Collected data

-*-*-

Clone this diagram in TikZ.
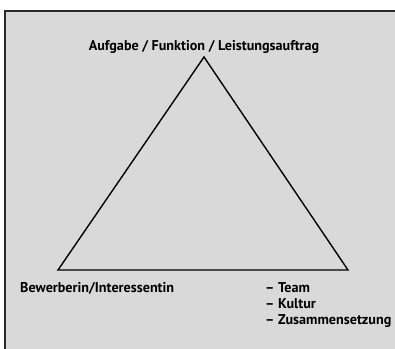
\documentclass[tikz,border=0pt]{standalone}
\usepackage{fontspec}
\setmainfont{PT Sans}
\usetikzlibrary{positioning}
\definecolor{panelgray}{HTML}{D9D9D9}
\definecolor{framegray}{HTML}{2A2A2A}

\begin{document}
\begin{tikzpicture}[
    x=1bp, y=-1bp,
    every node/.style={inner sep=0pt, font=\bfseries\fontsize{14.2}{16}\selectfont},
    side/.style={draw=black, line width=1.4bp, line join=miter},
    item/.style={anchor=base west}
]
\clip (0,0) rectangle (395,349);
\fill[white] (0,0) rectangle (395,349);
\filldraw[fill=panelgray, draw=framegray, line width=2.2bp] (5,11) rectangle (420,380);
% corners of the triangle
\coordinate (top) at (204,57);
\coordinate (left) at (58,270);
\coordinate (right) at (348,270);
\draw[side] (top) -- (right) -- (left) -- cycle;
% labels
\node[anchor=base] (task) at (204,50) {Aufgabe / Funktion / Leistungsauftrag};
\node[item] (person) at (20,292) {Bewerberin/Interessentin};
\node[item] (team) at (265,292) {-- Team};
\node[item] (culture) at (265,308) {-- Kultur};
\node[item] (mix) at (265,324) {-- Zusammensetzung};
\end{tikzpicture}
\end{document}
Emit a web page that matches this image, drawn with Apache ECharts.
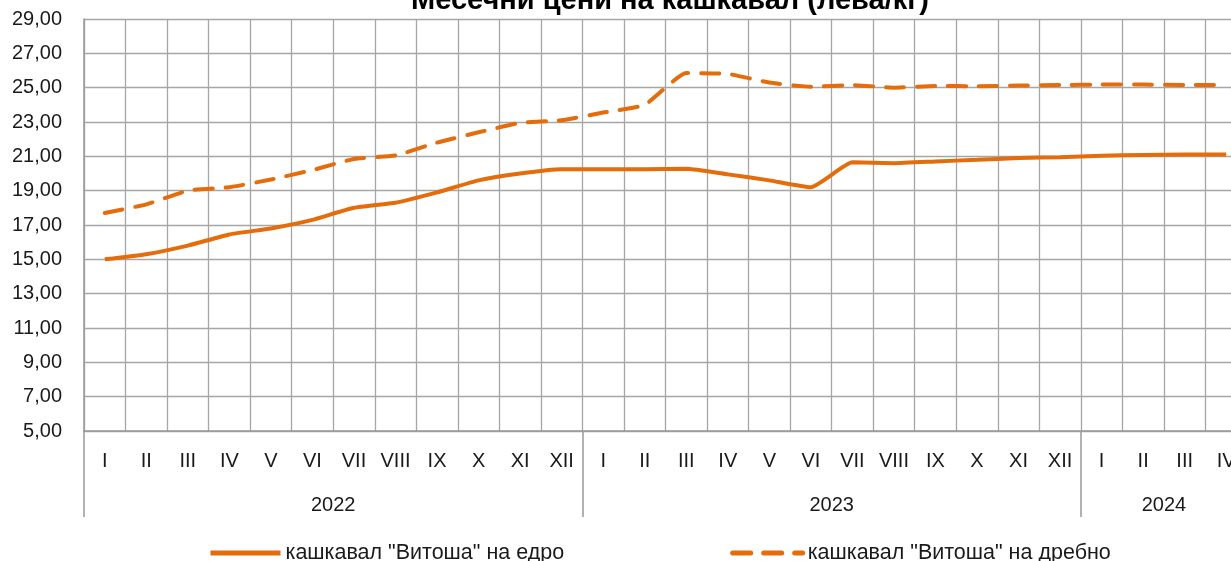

-*-*-

* [What to produce]:
Word for word, quote the lines above. Omit the pictures.

* [Task answer]:
Clone this diagram in TikZ.
\documentclass[tikz,border=0pt]{standalone}
\usepackage{fontspec}
\setmainfont{PT Sans}
\usetikzlibrary{positioning}
\definecolor{panelgray}{HTML}{D9D9D9}
\definecolor{framegray}{HTML}{2A2A2A}

\begin{document}
\begin{tikzpicture}[
    x=1bp, y=-1bp,
    every node/.style={inner sep=0pt, font=\bfseries\fontsize{14.2}{16}\selectfont},
    side/.style={draw=black, line width=1.4bp, line join=miter},
    item/.style={anchor=base west}
]
\clip (0,0) rectangle (395,349);
\fill[white] (0,0) rectangle (395,349);
\filldraw[fill=panelgray, draw=framegray, line width=2.2bp] (5,11) rectangle (420,380);
% corners of the triangle
\coordinate (top) at (204,57);
\coordinate (left) at (58,270);
\coordinate (right) at (348,270);
\draw[side] (top) -- (right) -- (left) -- cycle;
% labels
\node[anchor=base] (task) at (204,50) {Aufgabe / Funktion / Leistungsauftrag};
\node[item] (person) at (20,292) {Bewerberin/Interessentin};
\node[item] (team) at (265,292) {-- Team};
\node[item] (culture) at (265,308) {-- Kultur};
\node[item] (mix) at (265,324) {-- Zusammensetzung};
\end{tikzpicture}
\end{document}
Emit a web page that matches this image, drawn with Apache ECharts.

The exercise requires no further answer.